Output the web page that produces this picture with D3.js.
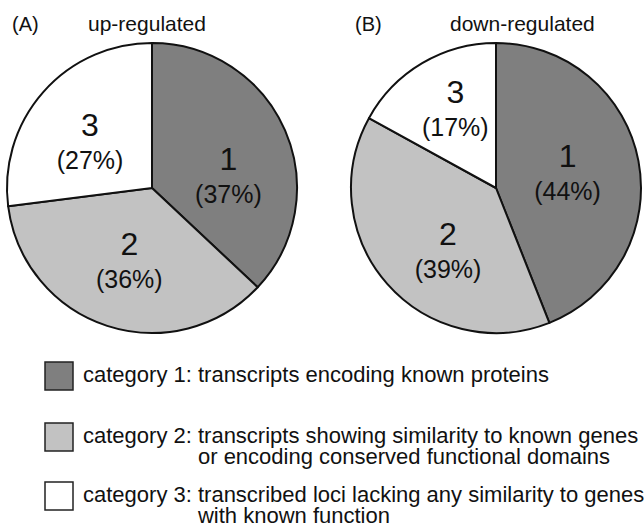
<!DOCTYPE html>
<html>
<head>
<meta charset="utf-8">
<script src="https://cdn.jsdelivr.net/npm/d3@7"></script>
<style>
    body { margin: 0; background: #fff; }
    svg { display: block; font-family: Arial, "Liberation Sans", sans-serif; }
</style>
</head>
<body>
<svg width="644" height="527"></svg>
<script>
// data
var categories = ["1", "2", "3"];
var upValues = [37, 36, 27];
var downValues = [44, 39, 17];
var panelTags = ["(A)", "(B)"];
var panelTitles = ["up-regulated", "down-regulated"];
var legendLines = [
    ["category 1: ", "transcripts encoding known proteins"],
    ["category 2: ", "transcripts showing similarity to known genes", "or encoding conserved functional domains"],
    ["category 3: ", "transcribed loci lacking any similarity to genes", "with known function"]
];

var svg = d3.select("svg");
var color = d3.scaleOrdinal()
    .domain(categories)
    .range(["#7f7f7f", "#c2c2c2", "#ffffff"]);

var radius = 145;
var pie = d3.pie().sort(null).value(function(d) { return d.value; });
var arc = d3.arc().innerRadius(0).outerRadius(radius);
var labelArc = d3.arc().innerRadius(80).outerRadius(80);

// hand nudges so labels sit like the original
var nudges = [
    [[3, 19], [2, -4], [-2, 6]],
    [[-7, -1], [12, 9], [0, -11]]
];

var panels = [
    { cx: 152, cy: 188, values: upValues, tagX: 12, titleX: 88 },
    { cx: 496, cy: 188, values: downValues, tagX: 355, titleX: 450 }
];

panels.forEach(function(p, i) {
    var data = categories.map(function(c, j) { return { cat: c, value: p.values[j] }; });
    var g = svg.append("g").attr("transform", "translate(" + p.cx + "," + p.cy + ")");

    g.selectAll("path")
        .data(pie(data))
        .enter().append("path")
        .attr("d", arc)
        .attr("fill", function(d) { return color(d.data.cat); })
        .attr("stroke", "#111")
        .attr("stroke-width", 2)
        .attr("stroke-linejoin", "round");

    var labels = g.selectAll("g.lab")
        .data(pie(data))
        .enter().append("g")
        .attr("class", "lab")
        .attr("transform", function(d, j) {
            var c = labelArc.centroid(d);
            return "translate(" + (c[0] + nudges[i][j][0]) + "," + (c[1] + nudges[i][j][1]) + ")";
        });

    labels.append("text")
        .attr("text-anchor", "middle")
        .attr("y", -5)
        .attr("font-size", 32)
        .attr("fill", "#111")
        .text(function(d) { return d.data.cat; });

    labels.append("text")
        .attr("text-anchor", "middle")
        .attr("y", 28)
        .attr("font-size", 25)
        .attr("fill", "#111")
        .text(function(d) { return "(" + d.data.value + "%)"; });

    svg.append("text")
        .attr("x", p.tagX).attr("y", 31)
        .attr("font-size", 20)
        .attr("fill", "#111")
        .text(panelTags[i]);

    svg.append("text")
        .attr("x", p.titleX).attr("y", 31)
        .attr("font-size", 21)
        .attr("fill", "#111")
        .text(panelTitles[i]);
});

// legend
var legendTops = [362, 423, 482];
var legend = svg.selectAll("g.legend")
    .data(legendLines)
    .enter().append("g")
    .attr("class", "legend")
    .attr("transform", function(d, i) { return "translate(45," + legendTops[i] + ")"; });

legend.append("rect")
    .attr("width", 28).attr("height", 28)
    .attr("fill", function(d, i) { return color(categories[i]); })
    .attr("stroke", "#222")
    .attr("stroke-width", 1.5);

legend.each(function(d) {
    var row = d3.select(this);
    var first = row.append("text")
        .attr("x", 38).attr("y", 20)
        .attr("font-size", 22)
        .attr("fill", "#111");
    var pre = first.append("tspan").text(d[0]);
    first.append("tspan").text(d[1]);
    if (d.length > 2) {
        var indent = pre.node().getComputedTextLength();
        row.append("text")
            .attr("x", 38 + indent).attr("y", 41)
            .attr("font-size", 22)
            .attr("fill", "#111")
            .text(d[2]);
    }
});
</script>
</body>
</html>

* * * *

Copy the material above in full and exactly, skipping pictures.

_Written answer_
Output the web page that produces this picture with D3.js.
<!DOCTYPE html>
<html>
<head>
<meta charset="utf-8">
<script src="https://cdn.jsdelivr.net/npm/d3@7"></script>
<style>
    body { margin: 0; background: #fff; }
    svg { display: block; font-family: Arial, "Liberation Sans", sans-serif; }
</style>
</head>
<body>
<svg width="644" height="527"></svg>
<script>
// data
var categories = ["1", "2", "3"];
var upValues = [37, 36, 27];
var downValues = [44, 39, 17];
var panelTags = ["(A)", "(B)"];
var panelTitles = ["up-regulated", "down-regulated"];
var legendLines = [
    ["category 1: ", "transcripts encoding known proteins"],
    ["category 2: ", "transcripts showing similarity to known genes", "or encoding conserved functional domains"],
    ["category 3: ", "transcribed loci lacking any similarity to genes", "with known function"]
];

var svg = d3.select("svg");
var color = d3.scaleOrdinal()
    .domain(categories)
    .range(["#7f7f7f", "#c2c2c2", "#ffffff"]);

var radius = 145;
var pie = d3.pie().sort(null).value(function(d) { return d.value; });
var arc = d3.arc().innerRadius(0).outerRadius(radius);
var labelArc = d3.arc().innerRadius(80).outerRadius(80);

// hand nudges so labels sit like the original
var nudges = [
    [[3, 19], [2, -4], [-2, 6]],
    [[-7, -1], [12, 9], [0, -11]]
];

var panels = [
    { cx: 152, cy: 188, values: upValues, tagX: 12, titleX: 88 },
    { cx: 496, cy: 188, values: downValues, tagX: 355, titleX: 450 }
];

panels.forEach(function(p, i) {
    var data = categories.map(function(c, j) { return { cat: c, value: p.values[j] }; });
    var g = svg.append("g").attr("transform", "translate(" + p.cx + "," + p.cy + ")");

    g.selectAll("path")
        .data(pie(data))
        .enter().append("path")
        .attr("d", arc)
        .attr("fill", function(d) { return color(d.data.cat); })
        .attr("stroke", "#111")
        .attr("stroke-width", 2)
        .attr("stroke-linejoin", "round");

    var labels = g.selectAll("g.lab")
        .data(pie(data))
        .enter().append("g")
        .attr("class", "lab")
        .attr("transform", function(d, j) {
            var c = labelArc.centroid(d);
            return "translate(" + (c[0] + nudges[i][j][0]) + "," + (c[1] + nudges[i][j][1]) + ")";
        });

    labels.append("text")
        .attr("text-anchor", "middle")
        .attr("y", -5)
        .attr("font-size", 32)
        .attr("fill", "#111")
        .text(function(d) { return d.data.cat; });

    labels.append("text")
        .attr("text-anchor", "middle")
        .attr("y", 28)
        .attr("font-size", 25)
        .attr("fill", "#111")
        .text(function(d) { return "(" + d.data.value + "%)"; });

    svg.append("text")
        .attr("x", p.tagX).attr("y", 31)
        .attr("font-size", 20)
        .attr("fill", "#111")
        .text(panelTags[i]);

    svg.append("text")
        .attr("x", p.titleX).attr("y", 31)
        .attr("font-size", 21)
        .attr("fill", "#111")
        .text(panelTitles[i]);
});

// legend
var legendTops = [362, 423, 482];
var legend = svg.selectAll("g.legend")
    .data(legendLines)
    .enter().append("g")
    .attr("class", "legend")
    .attr("transform", function(d, i) { return "translate(45," + legendTops[i] + ")"; });

legend.append("rect")
    .attr("width", 28).attr("height", 28)
    .attr("fill", function(d, i) { return color(categories[i]); })
    .attr("stroke", "#222")
    .attr("stroke-width", 1.5);

legend.each(function(d) {
    var row = d3.select(this);
    var first = row.append("text")
        .attr("x", 38).attr("y", 20)
        .attr("font-size", 22)
        .attr("fill", "#111");
    var pre = first.append("tspan").text(d[0]);
    first.append("tspan").text(d[1]);
    if (d.length > 2) {
        var indent = pre.node().getComputedTextLength();
        row.append("text")
            .attr("x", 38 + indent).attr("y", 41)
            .attr("font-size", 22)
            .attr("fill", "#111")
            .text(d[2]);
    }
});
</script>
</body>
</html>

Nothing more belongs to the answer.